-------- Available data --------

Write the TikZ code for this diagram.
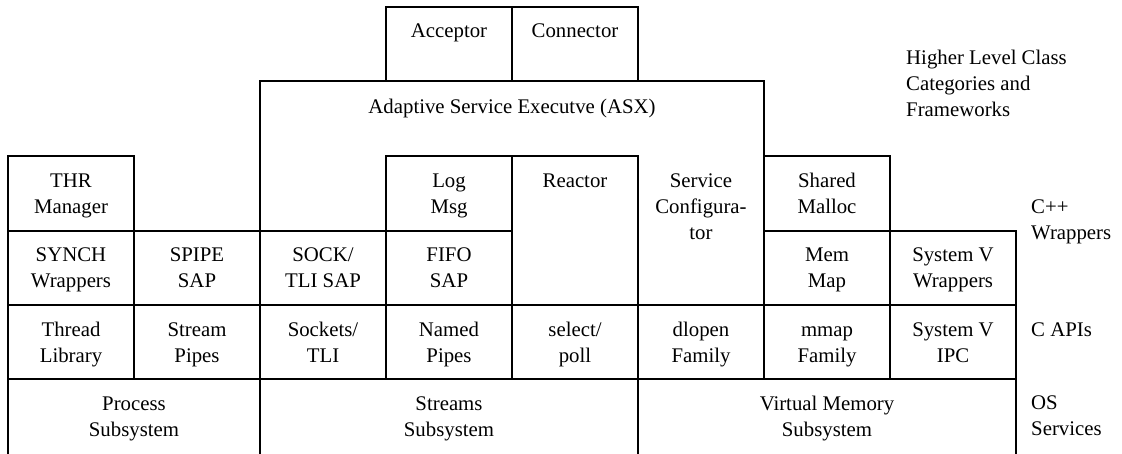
\documentclass[tikz,border=0pt]{standalone}
\usepackage{fontspec}
\setmainfont{Liberation Serif}
\newcommand{\fst}{\rule{0pt}{20pt}}
\begin{document}
\begin{tikzpicture}[x=1pt,y=-1pt,
  wall/.style={line width=1.2pt, line cap=rect},
  cell/.style={anchor=north, inner sep=0pt, align=center, font=\fontsize{20.8}{26}\selectfont},
  side/.style={anchor=north west, inner sep=0pt, align=left, font=\fontsize{20.8}{26}\selectfont}]
\useasboundingbox (0,0) rectangle (1122,454);
% horizontal lines
\draw[wall] (386,7) -- (638,7);
\draw[wall] (260,81) -- (764,81);
\draw[wall] (8,156) -- (134,156);
\draw[wall] (386,156) -- (638,156);
\draw[wall] (764,156) -- (890,156);
\draw[wall] (8,231) -- (512,231);
\draw[wall] (764,231) -- (1016,231);
\draw[wall] (8,305) -- (1016,305);
\draw[wall] (8,379) -- (1016,379);
% vertical lines
\draw[wall] (8,156) -- (8,455);
\draw[wall] (134,156) -- (134,379);
\draw[wall] (260,81) -- (260,455);
\draw[wall] (386,7) -- (386,81);
\draw[wall] (386,156) -- (386,379);
\draw[wall] (512,7) -- (512,81);
\draw[wall] (512,156) -- (512,379);
\draw[wall] (638,7) -- (638,81);
\draw[wall] (638,156) -- (638,455);
\draw[wall] (764,81) -- (764,379);
\draw[wall] (890,156) -- (890,379);
\draw[wall] (1016,231) -- (1016,455);
% texts (first baseline = y + 20)
\node[cell] (acc) at (449,17) {\fst Acceptor};
\node[cell] (con) at (575,17) {\fst Connector};
\node[cell] (asx) at (512,93) {\fst Adaptive Service Executve (ASX)};
\node[cell] (thr) at (71,167) {\fst THR\\Manager};
\node[cell] (log) at (449,167) {\fst Log\\Msg};
\node[cell] (reactor) at (575,167) {\fst Reactor};
\node[cell] (svc) at (701,167) {\fst Service\\Configura-\\tor};
\node[cell] (shm) at (827,167) {\fst Shared\\Malloc};
\node[cell] (synch) at (71,241) {\fst SYNCH\\Wrappers};
\node[cell] (spipe) at (197,241) {\fst SPIPE\\SAP};
\node[cell] (sock) at (323,241) {\fst SOCK/\\TLI SAP};
\node[cell] (fifo) at (449,241) {\fst FIFO\\SAP};
\node[cell] (memmap) at (827,241) {\fst Mem\\Map};
\node[cell] (sysvw) at (953,241) {\fst System V\\Wrappers};
\node[cell] (thread) at (71,316) {\fst Thread\\Library};
\node[cell] (spipes) at (197,316) {\fst Stream\\Pipes};
\node[cell] (sockets) at (323,316) {\fst Sockets/\\TLI};
\node[cell] (named) at (449,316) {\fst Named\\Pipes};
\node[cell] (select) at (575,316) {\fst select/\\poll};
\node[cell] (dlopen) at (701,316) {\fst dlopen\\Family};
\node[cell] (mmap) at (827,316) {\fst mmap\\Family};
\node[cell] (sysvipc) at (953,316) {\fst System V\\IPC};
\node[cell] (proc) at (134,390) {\fst Process\\Subsystem};
\node[cell] (streams) at (449,390) {\fst Streams\\Subsystem};
\node[cell] (vm) at (827,390) {\fst Virtual Memory\\Subsystem};
% side labels
\node[side] (lhigher) at (906,44) {\fst Higher Level Class\\Categories and\\Frameworks};
\node[side] (lcpp) at (1031,193) {\fst C++\\Wrappers};
\node[side] (lcapi) at (1031,316) {\fst C APIs};
\node[side] (los) at (1031,389) {\fst OS\\Services};
\end{tikzpicture}
\end{document}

--------

Problem details — Repeat the material above in full and unchanged, minus its images.

Correct response —
Write the TikZ code for this diagram.
\documentclass[tikz,border=0pt]{standalone}
\usepackage{fontspec}
\setmainfont{Liberation Serif}
\newcommand{\fst}{\rule{0pt}{20pt}}
\begin{document}
\begin{tikzpicture}[x=1pt,y=-1pt,
  wall/.style={line width=1.2pt, line cap=rect},
  cell/.style={anchor=north, inner sep=0pt, align=center, font=\fontsize{20.8}{26}\selectfont},
  side/.style={anchor=north west, inner sep=0pt, align=left, font=\fontsize{20.8}{26}\selectfont}]
\useasboundingbox (0,0) rectangle (1122,454);
% horizontal lines
\draw[wall] (386,7) -- (638,7);
\draw[wall] (260,81) -- (764,81);
\draw[wall] (8,156) -- (134,156);
\draw[wall] (386,156) -- (638,156);
\draw[wall] (764,156) -- (890,156);
\draw[wall] (8,231) -- (512,231);
\draw[wall] (764,231) -- (1016,231);
\draw[wall] (8,305) -- (1016,305);
\draw[wall] (8,379) -- (1016,379);
% vertical lines
\draw[wall] (8,156) -- (8,455);
\draw[wall] (134,156) -- (134,379);
\draw[wall] (260,81) -- (260,455);
\draw[wall] (386,7) -- (386,81);
\draw[wall] (386,156) -- (386,379);
\draw[wall] (512,7) -- (512,81);
\draw[wall] (512,156) -- (512,379);
\draw[wall] (638,7) -- (638,81);
\draw[wall] (638,156) -- (638,455);
\draw[wall] (764,81) -- (764,379);
\draw[wall] (890,156) -- (890,379);
\draw[wall] (1016,231) -- (1016,455);
% texts (first baseline = y + 20)
\node[cell] (acc) at (449,17) {\fst Acceptor};
\node[cell] (con) at (575,17) {\fst Connector};
\node[cell] (asx) at (512,93) {\fst Adaptive Service Executve (ASX)};
\node[cell] (thr) at (71,167) {\fst THR\\Manager};
\node[cell] (log) at (449,167) {\fst Log\\Msg};
\node[cell] (reactor) at (575,167) {\fst Reactor};
\node[cell] (svc) at (701,167) {\fst Service\\Configura-\\tor};
\node[cell] (shm) at (827,167) {\fst Shared\\Malloc};
\node[cell] (synch) at (71,241) {\fst SYNCH\\Wrappers};
\node[cell] (spipe) at (197,241) {\fst SPIPE\\SAP};
\node[cell] (sock) at (323,241) {\fst SOCK/\\TLI SAP};
\node[cell] (fifo) at (449,241) {\fst FIFO\\SAP};
\node[cell] (memmap) at (827,241) {\fst Mem\\Map};
\node[cell] (sysvw) at (953,241) {\fst System V\\Wrappers};
\node[cell] (thread) at (71,316) {\fst Thread\\Library};
\node[cell] (spipes) at (197,316) {\fst Stream\\Pipes};
\node[cell] (sockets) at (323,316) {\fst Sockets/\\TLI};
\node[cell] (named) at (449,316) {\fst Named\\Pipes};
\node[cell] (select) at (575,316) {\fst select/\\poll};
\node[cell] (dlopen) at (701,316) {\fst dlopen\\Family};
\node[cell] (mmap) at (827,316) {\fst mmap\\Family};
\node[cell] (sysvipc) at (953,316) {\fst System V\\IPC};
\node[cell] (proc) at (134,390) {\fst Process\\Subsystem};
\node[cell] (streams) at (449,390) {\fst Streams\\Subsystem};
\node[cell] (vm) at (827,390) {\fst Virtual Memory\\Subsystem};
% side labels
\node[side] (lhigher) at (906,44) {\fst Higher Level Class\\Categories and\\Frameworks};
\node[side] (lcpp) at (1031,193) {\fst C++\\Wrappers};
\node[side] (lcapi) at (1031,316) {\fst C APIs};
\node[side] (los) at (1031,389) {\fst OS\\Services};
\end{tikzpicture}
\end{document}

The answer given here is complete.